● **Exercise**
Would you print the material exactly, starting at its first line and ending at the line holding "from bokeh.core.properties import value"?

● **Data excerpt**
--- BEGIN ---
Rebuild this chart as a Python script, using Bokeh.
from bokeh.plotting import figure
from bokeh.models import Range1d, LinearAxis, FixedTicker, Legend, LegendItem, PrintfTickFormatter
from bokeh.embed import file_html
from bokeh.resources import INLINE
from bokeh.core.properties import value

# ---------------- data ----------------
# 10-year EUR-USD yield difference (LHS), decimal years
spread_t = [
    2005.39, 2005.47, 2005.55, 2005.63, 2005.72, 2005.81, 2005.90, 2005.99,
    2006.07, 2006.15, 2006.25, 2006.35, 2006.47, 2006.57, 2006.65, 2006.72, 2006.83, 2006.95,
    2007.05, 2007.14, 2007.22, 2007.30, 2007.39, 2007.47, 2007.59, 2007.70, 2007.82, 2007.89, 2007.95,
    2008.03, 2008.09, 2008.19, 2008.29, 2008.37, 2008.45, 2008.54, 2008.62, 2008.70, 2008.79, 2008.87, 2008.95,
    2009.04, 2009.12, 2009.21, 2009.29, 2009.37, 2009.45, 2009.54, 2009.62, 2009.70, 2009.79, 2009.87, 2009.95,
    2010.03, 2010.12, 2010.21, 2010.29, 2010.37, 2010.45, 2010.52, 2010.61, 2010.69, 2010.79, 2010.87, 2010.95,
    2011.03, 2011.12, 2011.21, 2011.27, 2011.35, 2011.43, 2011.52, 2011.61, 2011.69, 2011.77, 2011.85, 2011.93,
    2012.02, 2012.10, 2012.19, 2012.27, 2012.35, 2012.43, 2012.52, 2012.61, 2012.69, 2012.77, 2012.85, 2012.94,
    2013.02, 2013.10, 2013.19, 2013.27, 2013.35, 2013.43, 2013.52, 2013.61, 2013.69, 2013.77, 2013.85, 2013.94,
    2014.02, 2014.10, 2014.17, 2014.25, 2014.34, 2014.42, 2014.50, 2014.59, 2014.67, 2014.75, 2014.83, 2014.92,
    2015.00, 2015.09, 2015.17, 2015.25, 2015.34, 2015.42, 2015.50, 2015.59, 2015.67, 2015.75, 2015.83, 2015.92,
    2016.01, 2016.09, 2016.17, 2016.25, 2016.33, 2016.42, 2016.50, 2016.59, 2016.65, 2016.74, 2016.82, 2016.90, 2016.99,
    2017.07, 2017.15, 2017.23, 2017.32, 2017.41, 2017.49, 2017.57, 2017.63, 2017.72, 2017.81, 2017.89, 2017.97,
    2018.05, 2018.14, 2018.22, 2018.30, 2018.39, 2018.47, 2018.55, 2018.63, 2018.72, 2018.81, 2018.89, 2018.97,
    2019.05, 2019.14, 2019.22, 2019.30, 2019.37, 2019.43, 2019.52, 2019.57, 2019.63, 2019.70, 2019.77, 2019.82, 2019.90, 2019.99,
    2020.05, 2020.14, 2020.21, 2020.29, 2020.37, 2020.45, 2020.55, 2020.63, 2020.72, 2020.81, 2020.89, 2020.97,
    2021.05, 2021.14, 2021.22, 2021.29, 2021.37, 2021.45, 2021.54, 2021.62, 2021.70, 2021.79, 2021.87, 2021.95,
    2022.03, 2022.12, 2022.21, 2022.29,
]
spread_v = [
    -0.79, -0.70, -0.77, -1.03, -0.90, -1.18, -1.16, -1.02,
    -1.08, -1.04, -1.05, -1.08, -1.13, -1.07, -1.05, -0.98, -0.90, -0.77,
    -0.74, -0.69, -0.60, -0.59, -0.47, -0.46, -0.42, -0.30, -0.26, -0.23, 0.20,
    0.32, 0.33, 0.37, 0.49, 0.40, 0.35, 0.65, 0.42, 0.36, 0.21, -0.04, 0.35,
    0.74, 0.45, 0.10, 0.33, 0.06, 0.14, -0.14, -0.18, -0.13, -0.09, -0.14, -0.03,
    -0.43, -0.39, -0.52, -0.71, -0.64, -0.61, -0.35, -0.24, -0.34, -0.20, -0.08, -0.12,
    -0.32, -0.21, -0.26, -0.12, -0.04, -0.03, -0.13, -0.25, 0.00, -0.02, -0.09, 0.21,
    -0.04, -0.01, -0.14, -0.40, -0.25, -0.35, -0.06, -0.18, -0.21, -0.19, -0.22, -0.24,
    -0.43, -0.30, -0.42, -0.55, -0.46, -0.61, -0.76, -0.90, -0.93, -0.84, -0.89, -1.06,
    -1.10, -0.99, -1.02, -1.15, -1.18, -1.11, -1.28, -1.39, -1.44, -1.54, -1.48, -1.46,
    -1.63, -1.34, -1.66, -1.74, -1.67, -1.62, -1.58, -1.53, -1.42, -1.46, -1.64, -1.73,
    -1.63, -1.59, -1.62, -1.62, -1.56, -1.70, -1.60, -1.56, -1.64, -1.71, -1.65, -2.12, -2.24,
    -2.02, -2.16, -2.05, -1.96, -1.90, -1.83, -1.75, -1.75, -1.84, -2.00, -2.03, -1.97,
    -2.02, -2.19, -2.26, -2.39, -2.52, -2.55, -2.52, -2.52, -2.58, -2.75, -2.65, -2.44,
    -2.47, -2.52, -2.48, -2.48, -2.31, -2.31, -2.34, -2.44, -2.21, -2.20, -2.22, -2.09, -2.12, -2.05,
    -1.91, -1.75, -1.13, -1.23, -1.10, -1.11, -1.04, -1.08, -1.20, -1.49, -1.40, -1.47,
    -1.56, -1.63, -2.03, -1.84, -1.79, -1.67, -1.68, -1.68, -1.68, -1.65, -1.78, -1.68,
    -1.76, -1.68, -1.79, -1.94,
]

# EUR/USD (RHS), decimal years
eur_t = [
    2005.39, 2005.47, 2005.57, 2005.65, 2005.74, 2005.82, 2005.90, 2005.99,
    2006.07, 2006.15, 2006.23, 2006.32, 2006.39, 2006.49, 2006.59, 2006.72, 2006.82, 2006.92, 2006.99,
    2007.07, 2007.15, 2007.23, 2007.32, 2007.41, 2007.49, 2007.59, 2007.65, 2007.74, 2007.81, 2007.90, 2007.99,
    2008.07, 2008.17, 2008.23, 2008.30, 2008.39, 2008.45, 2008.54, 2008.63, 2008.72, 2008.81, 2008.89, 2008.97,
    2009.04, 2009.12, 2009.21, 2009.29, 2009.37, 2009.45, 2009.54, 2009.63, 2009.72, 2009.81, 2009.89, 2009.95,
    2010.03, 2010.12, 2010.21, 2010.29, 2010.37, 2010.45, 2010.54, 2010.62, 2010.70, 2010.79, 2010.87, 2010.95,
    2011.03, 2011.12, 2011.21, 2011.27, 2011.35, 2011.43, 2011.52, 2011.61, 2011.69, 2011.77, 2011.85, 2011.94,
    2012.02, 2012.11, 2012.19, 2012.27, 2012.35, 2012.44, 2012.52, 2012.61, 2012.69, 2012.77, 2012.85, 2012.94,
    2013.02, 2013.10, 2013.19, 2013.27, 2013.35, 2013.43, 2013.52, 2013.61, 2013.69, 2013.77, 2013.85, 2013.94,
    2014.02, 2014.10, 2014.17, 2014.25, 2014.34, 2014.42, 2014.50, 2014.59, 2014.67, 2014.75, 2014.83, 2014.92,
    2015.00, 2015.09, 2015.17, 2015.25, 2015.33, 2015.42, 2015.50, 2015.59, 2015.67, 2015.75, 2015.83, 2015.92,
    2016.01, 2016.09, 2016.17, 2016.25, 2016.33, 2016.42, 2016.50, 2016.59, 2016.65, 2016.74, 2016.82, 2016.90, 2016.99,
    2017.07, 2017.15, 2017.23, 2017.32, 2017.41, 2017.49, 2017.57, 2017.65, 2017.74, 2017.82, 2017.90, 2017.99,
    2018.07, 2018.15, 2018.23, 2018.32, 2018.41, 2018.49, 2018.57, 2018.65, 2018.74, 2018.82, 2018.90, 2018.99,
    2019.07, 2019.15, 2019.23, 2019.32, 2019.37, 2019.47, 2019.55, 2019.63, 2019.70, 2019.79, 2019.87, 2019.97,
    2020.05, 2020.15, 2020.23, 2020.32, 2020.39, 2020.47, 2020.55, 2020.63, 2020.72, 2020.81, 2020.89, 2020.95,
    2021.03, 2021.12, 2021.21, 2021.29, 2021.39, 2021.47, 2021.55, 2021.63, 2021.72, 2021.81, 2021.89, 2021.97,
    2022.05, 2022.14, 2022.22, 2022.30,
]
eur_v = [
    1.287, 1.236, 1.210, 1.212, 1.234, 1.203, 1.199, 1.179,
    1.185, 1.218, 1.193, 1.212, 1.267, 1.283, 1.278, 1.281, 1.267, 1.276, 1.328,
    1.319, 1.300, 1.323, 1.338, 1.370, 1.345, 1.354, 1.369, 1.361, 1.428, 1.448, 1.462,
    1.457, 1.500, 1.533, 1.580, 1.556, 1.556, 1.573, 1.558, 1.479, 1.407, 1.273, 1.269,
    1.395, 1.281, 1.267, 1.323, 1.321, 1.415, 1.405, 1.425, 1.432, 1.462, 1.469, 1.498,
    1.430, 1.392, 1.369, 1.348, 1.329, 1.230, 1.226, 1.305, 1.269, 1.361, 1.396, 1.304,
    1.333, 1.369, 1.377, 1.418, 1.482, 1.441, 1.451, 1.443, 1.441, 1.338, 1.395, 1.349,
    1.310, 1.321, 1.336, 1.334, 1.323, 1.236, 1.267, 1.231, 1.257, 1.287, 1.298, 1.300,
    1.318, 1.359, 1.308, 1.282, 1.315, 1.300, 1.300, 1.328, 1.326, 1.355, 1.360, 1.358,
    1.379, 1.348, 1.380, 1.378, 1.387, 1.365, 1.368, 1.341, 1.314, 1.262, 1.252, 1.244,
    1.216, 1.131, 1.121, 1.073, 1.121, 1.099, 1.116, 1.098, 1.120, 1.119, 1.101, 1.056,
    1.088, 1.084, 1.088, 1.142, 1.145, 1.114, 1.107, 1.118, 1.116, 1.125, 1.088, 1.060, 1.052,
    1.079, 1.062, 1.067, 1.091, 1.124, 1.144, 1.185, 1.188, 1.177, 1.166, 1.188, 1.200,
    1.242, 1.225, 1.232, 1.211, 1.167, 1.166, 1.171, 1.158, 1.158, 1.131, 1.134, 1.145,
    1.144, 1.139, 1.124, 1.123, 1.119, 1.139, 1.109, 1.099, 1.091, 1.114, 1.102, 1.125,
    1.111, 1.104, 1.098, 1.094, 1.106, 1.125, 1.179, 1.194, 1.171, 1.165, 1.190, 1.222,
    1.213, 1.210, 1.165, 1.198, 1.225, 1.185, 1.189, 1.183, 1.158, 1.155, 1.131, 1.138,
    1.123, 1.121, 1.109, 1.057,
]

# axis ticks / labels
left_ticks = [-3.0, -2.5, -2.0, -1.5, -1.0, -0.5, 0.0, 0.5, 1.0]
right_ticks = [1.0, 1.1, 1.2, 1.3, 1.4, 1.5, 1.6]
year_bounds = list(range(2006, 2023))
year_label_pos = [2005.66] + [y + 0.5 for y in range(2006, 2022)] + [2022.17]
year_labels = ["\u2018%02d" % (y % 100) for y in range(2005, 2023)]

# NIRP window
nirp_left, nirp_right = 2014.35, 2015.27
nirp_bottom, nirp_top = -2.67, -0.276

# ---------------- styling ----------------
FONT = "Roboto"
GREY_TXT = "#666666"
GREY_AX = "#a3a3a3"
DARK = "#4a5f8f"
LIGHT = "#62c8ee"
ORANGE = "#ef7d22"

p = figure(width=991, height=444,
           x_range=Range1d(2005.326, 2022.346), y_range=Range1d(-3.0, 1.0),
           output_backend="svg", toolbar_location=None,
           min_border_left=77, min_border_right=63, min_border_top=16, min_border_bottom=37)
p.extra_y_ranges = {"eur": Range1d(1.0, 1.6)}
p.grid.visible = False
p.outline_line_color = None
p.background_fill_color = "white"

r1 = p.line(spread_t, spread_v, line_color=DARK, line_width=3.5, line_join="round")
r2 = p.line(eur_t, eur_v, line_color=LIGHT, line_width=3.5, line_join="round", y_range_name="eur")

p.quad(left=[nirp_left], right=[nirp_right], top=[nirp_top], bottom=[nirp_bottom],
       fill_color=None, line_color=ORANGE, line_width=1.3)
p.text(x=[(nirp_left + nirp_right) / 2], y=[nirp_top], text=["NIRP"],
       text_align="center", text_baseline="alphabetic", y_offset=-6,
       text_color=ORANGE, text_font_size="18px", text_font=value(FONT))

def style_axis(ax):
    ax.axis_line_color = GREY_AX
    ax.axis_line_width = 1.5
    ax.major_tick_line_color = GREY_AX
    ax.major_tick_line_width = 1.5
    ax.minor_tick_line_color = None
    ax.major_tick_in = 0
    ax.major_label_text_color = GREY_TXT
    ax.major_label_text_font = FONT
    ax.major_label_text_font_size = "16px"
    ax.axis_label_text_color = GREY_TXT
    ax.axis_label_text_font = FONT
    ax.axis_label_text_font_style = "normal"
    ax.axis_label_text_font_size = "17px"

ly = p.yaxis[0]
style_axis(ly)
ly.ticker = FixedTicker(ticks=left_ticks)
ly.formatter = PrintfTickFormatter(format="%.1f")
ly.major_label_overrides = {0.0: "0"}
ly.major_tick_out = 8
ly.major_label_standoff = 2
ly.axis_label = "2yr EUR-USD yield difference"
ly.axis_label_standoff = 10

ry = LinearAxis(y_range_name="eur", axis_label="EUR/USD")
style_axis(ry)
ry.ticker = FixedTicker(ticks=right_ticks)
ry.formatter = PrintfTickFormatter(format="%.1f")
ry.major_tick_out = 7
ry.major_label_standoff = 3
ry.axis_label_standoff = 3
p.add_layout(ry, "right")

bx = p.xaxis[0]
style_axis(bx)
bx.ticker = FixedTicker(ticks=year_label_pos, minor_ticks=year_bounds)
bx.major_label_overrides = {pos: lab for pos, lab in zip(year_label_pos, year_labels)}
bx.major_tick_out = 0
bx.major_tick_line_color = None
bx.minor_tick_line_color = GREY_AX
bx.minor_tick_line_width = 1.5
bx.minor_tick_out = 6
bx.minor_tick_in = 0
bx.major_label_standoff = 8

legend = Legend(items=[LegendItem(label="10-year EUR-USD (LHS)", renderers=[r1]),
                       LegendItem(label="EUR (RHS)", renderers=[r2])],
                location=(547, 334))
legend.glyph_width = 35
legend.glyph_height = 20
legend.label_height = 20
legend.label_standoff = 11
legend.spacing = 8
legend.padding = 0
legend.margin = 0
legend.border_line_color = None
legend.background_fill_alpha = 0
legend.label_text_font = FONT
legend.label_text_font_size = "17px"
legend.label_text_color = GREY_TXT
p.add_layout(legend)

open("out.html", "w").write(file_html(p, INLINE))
--- END ---
● **Written response**
Rebuild this chart as a Python script, using Bokeh.
from bokeh.plotting import figure
from bokeh.models import Range1d, LinearAxis, FixedTicker, Legend, LegendItem, PrintfTickFormatter
from bokeh.embed import file_html
from bokeh.resources import INLINE
from bokeh.core.properties import value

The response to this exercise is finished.